20 Comments

  1. I first read your title in French.

    If the fin is meant for cooling, water is more efficient than air, plus, floating is less tiring than crawling.

  2. I think the fish is about to bite the fin? and then the dino won’t be relaxing anymore?

  3. “.. and then the small fish underwater sees it, and … ?”

    And nothing… the small fish is just sympathetic background (the puzzled look is to encourage to audience to recognize the image of a finned dino on his back as odd)

  4. “The sky looks amazing”

    He’s never been able to rest on his back and look at the sky before. Last panel shows why.

  5. According to the Doubleclicks they ate sharks, so maybe they spent a lot of time in water? Maybe the Doubleclicks are not a good science reference…

  6. I think it’s an evolution joke. First the view of sky above the sea is nice, then next comes the tentative crawl onto land. The fin is just to show that it’s (for the moment) a sea creature.

  7. Brian, both of them seem to work.
    Charming indeed!
    Is there really just one cellist? Does she sneak across the street off camera?

  8. Thanks to Brian R, I’ve learned the dimetrodon sports a “neural spine sail”.

    And if it is a dimetrodon, it’s closer to mammals than to lizards. (Wikipedia. Wikipedia also says they ate sharks and “became extinct some 40 million years before the first appearance of dinosaurs.” (I do enjoy the more inclusive and diverse B.C. universe.)

    (wondering if anyone can write “dimetrodon” now, without hearing the song?)

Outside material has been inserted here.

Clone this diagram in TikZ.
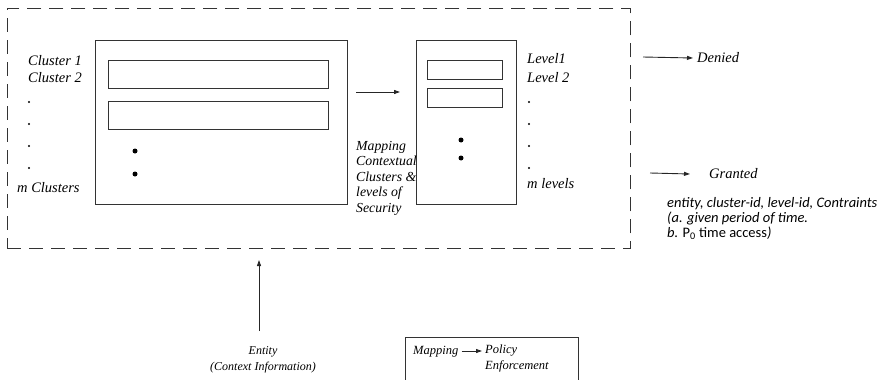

  9. Wow, guys. You all didn’t get this? (Except Pete?)

    He’s a dimetrodon. The only way a dimetrodon can lie on his back is do to it in the water. That’s the big reveal in Panel 3 — the reason he’s never seen the sky before.

    I thought it was a great visual gag.

  10. I’m always down for a dimetrodon in a comic strip. It is a cool-looking creature.

    They are not dinosaurs, as already has been pointed out, but are often mistaken for dinosaurs and were (still are?) common sights in sets of plastic toy dinosaurs so a lot of kids have grown up seeing them represented as dinosaurs. I used to doodle a series of comics where other prehistoric creatures would call dimetrodons “dinosaurs” due to some comically anachronistic/human behavior. The dimetrodon(s) would angrily respond “I’m NOT a dinosaur!” as a running gag. Well, I thought it was funny…

  11. I agree with Powers (and Pete), with the minor addition that before I noticed the tail in the first panel, I thought it was supposed to be “John” (the Turtle), and not just a random appearance by an unrelated character. It would have made the “reveal” even more of a surprise if the tail had been shown dragging a little below the surface.

  12. I got it right away. The dimetrodon cannot look up. They also lived during the Cisuralian (Early Permian), around 295–272 million years ago. By the time of the late Cretaceous period, about 68 million years ago when the “big one” hit they were gone off the planet in for @200,000,000 years.
    Time keeps on slipping slipping into the future!!